I was also struck by the interest aspect of shooting new and different Steel Challenge courses. In my younger days, watching videos and reading about Steel Challenge at the national and international level, they always shot the same eight stages. Every single time. It’s like having an IDPA National Championship where you just shoot the classifier. Snoozefest, right?
Well, in one way I’m still not the biggest fan of that approach, because it means that having the facilities and resources to build all eight stages and specifically practice them is key to being competitive at the national level. But I’m coming around to the idea. What I found particularly interesting, though, is the IDPA- or USPSA-like stage analysis and breakdown to shooting a Steel Challenge stage that isn’t one of the standard eight, like the one I shot this past weekend.
There’s not a lot of planning or visualization required here, except perhaps to visualize each sight picture and waiting precisely until you have an adequate sight picture and not a tenth longer. I saw a lot of people watching other shooters do their thing on the stage and tell themselves “Oh, well I should be faster than that.” Maybe they were making specific time predictions in their head. Setting arbitrary goals based on what they think they can do, rather than what they actually can do. So I deliberately didn’t program in my head any concrete times or transition goals, just performing each motion as quick as possible and pulling the trigger when I had an acceptable sight picture. And it worked out for the most part. I came it at the low 3 second range per run, where I had roughly estimated the stage at 4 seconds.
In the end, I think that Steel Challenge attains a quality that every game, from gun games to video games to board games, strives to achieve: easy to learn, hard to master. It’s very transparent to the beginner how the game works, and it’s easy to see how some quick speed gains could be made with small technique improvements in the beginning. After that, it’d be climbing the increasingly steep diminishing returns curve until you’re eking out tenths of a second here and there to be nationally competitive.

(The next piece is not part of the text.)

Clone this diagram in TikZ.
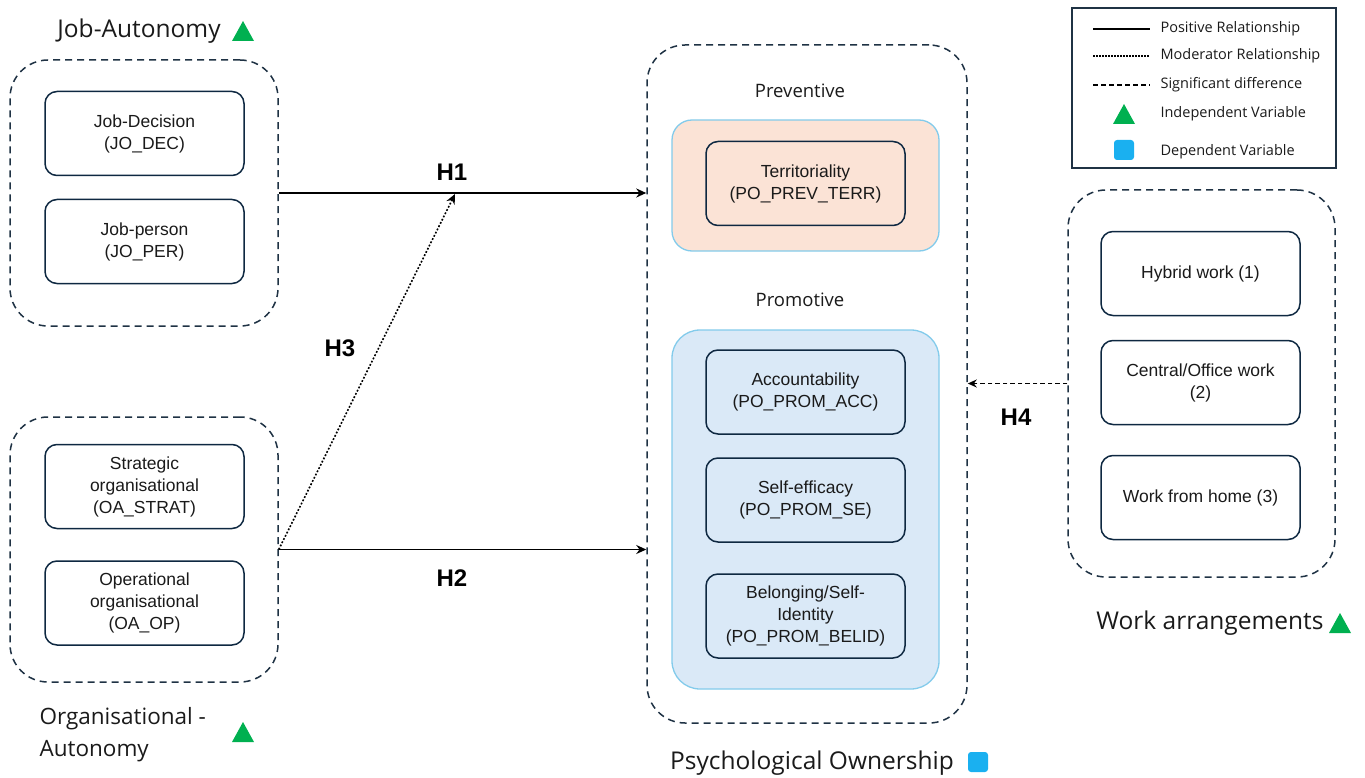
\documentclass[tikz,border=0pt]{standalone}
\usepackage{fontspec}
\setmainfont{Liberation Sans}
\newfontfamily\headfont{Open Sans}
\usetikzlibrary{arrows.meta,positioning}
\definecolor{navy}{HTML}{1F3244}
\definecolor{boxline}{HTML}{0E2841}
\definecolor{peach}{HTML}{FBE3D6}
\definecolor{paleblue}{HTML}{DAE9F7}
\definecolor{skyline}{HTML}{83CBEB}
\definecolor{indepgreen}{HTML}{00B050}
\definecolor{depblue}{HTML}{1AB0F0}
\definecolor{txt}{HTML}{1A1A1A}

\begin{document}
\begin{tikzpicture}[x=1pt,y=-1pt,
  grp/.style={draw=navy, line width=1.5pt, dash pattern=on 7pt off 5pt, rounded corners=38pt, inner sep=0pt},
  item/.style={draw=boxline, line width=1.5pt, rounded corners=12pt, minimum width=199pt, minimum height=84pt,
    align=center, inner sep=2pt, text=txt, font=\fontsize{17.5}{22}\selectfont},
  sub/.style={draw=skyline, line width=1.3pt, rounded corners=20pt, minimum width=267pt, inner sep=0pt},
  head/.style={text=txt, font=\headfont\fontsize{24.5}{32}\selectfont},
  hyp/.style={font=\bfseries\fontsize{24}{26}\selectfont},
  legtxt/.style={anchor=west, text=txt, font=\headfont\fontsize{14.5}{16}\selectfont},
  link/.style={line width=1.8pt, -{Stealth[length=10pt,width=9pt]}},
  indep/.pic={\fill[indepgreen] (-11,10) -- (11,10) -- (0,-10) -- cycle;},
  dep/.pic={\fill[depblue, rounded corners=3pt] (-10,-10) rectangle (10,10);}]
\useasboundingbox (0,0) rectangle (1365,778);

% job autonomy
\node[grp, minimum width=268pt, minimum height=266pt] (ja) at (144,193) {};
\node[item] (jodec) at (144.5,133.5) {Job-Decision\\(JO\_DEC)};
\node[item] (joper) at (144.5,241.5) {Job-person\\(JO\_PER)};
\node[head] (jahead) at (139,31) {Job-Autonomy};
\pic at (243,31) {indep};

% organisational autonomy
\node[grp, minimum width=268pt, minimum height=265pt] (oa) at (144,549.5) {};
\node[item] (oastrat) at (144.5,486.5) {Strategic\\organisational\\(OA\_STRAT)};
\node[item] (oaop) at (144.5,603) {Operational\\organisational\\(OA\_OP)};
\node[head, anchor=west, align=left, font=\headfont\fontsize{22.5}{32}\selectfont] (oahead) at (36,735) {Organisational -\\Autonomy};
\pic at (243,732) {indep};

% psychological ownership
\node[grp, minimum width=320pt, minimum height=678pt] (po) at (807,384) {};
\node[sub, fill=peach, minimum height=131pt] (prev) at (805.5,185.5) {};
\node[sub, fill=paleblue, minimum height=359pt, rounded corners=28pt] (prom) at (805.5,509.5) {};
\node[text=txt, font=\headfont\fontsize{18.5}{20}\selectfont] (prevhead) at (800,91) {Preventive};
\node[text=txt, font=\headfont\fontsize{18.5}{20}\selectfont] (promhead) at (800,300) {Promotive};
\node[item] (terr) at (805.5,183.5) {Territoriality\\(PO\_PREV\_TERR)};
\node[item] (acc) at (805.5,392) {Accountability\\(PO\_PROM\_ACC)};
\node[item] (se) at (805.5,500) {Self-efficacy\\(PO\_PROM\_SE)};
\node[item] (belid) at (805.5,616) {Belonging/Self-\\Identity\\(PO\_PROM\_BELID)};
\node[head] (pohead) at (812,763) {Psychological Ownership};
\pic at (978,762) {dep};

% work arrangements
\node[grp, minimum width=267pt, minimum height=387pt] (wa) at (1201.5,383.5) {};
\node[item] (hybrid) at (1200.5,273.5) {Hybrid work (1)};
\node[item] (office) at (1200.5,382.5) {Central/Office work\\(2)};
\node[item] (home) at (1200.5,497.5) {Work from home (3)};
\node[head] (wahead) at (1210,623) {Work arrangements};
\pic at (1340,623) {indep};

% hypotheses
\coordinate (h3end) at (455,194);
\draw[link] (ja.east) -- (ja.east -| po.west);
\draw[link] (oa.east) -- (oa.east -| po.west);
\draw[link, line width=1.6pt, dash pattern=on 1.8pt off 1.8pt] (oa.east) -- (h3end);
\draw[link, line width=1.4pt, dash pattern=on 4.5pt off 3pt, -{Stealth[length=9pt,width=8pt]}] (wa.west) -- (wa.west -| po.east);
\node[hyp] (h1) at (452,172) {H1};
\node[hyp] (h2) at (452,578) {H2};
\node[hyp] (h3) at (340,348) {H3};
\node[hyp] (h4) at (1016,417) {H4};

% legend
\node[draw=navy, line width=1.8pt, minimum width=264pt, minimum height=160pt, inner sep=0pt] (legend) at (1204,88) {};
\draw[line width=1.6pt] (1093,29) -- (1150,29);
\draw[line width=1.5pt, dash pattern=on 1.5pt off 1.5pt] (1093,56) -- (1150,56);
\draw[line width=1.5pt, dash pattern=on 5pt off 3pt] (1093,85) -- (1150,85);
\pic at (1124,114) {indep};
\pic at (1124,150) {dep};
\node[legtxt] (lpos) at (1157,29) {Positive Relationship};
\node[legtxt] (lmod) at (1157,56) {Moderator Relationship};
\node[legtxt] (lsig) at (1157,85) {Significant difference};
\node[legtxt] (lind) at (1157,114) {Independent Variable};
\node[legtxt] (ldep) at (1157,152) {Dependent Variable};
\end{tikzpicture}
\end{document}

It’s really hard to draw many more conclusions from my limited experience, but I’d definitely like to see a club start this up locally.
Bonus points if they run a Scholastic Steel Challenge team from some of the local high schools or college to get the next generation of shooters in to the action pistol sports.
Keep the steel reasonably small, and it’s a very effective self-defense drill. Speed is not ALL, but it IS very important, and shrink the steel to tactical size and you’ve met a lot of the goals of DVC.
–Andrew, @LawSelfDefense
Steel is, however, absolutely unforgiving. Miss by a fraction of an inch, and you’re not just “down 1”. It’s a miss. PERIOD, as our esteemed President might say if he’d ever fired a gun in his life.
I was interested so I looked for where these are held – and it appears the options are very limited: http://steelchallenge.com/steel-challenge-Match-Calendar-Home.php
Yeah, I know Southern Virginia Defensive Firearms Institute was holding a little bit a few years ago, but I think that’s the closest I’ve seen to to the Triangle since I started shooting here.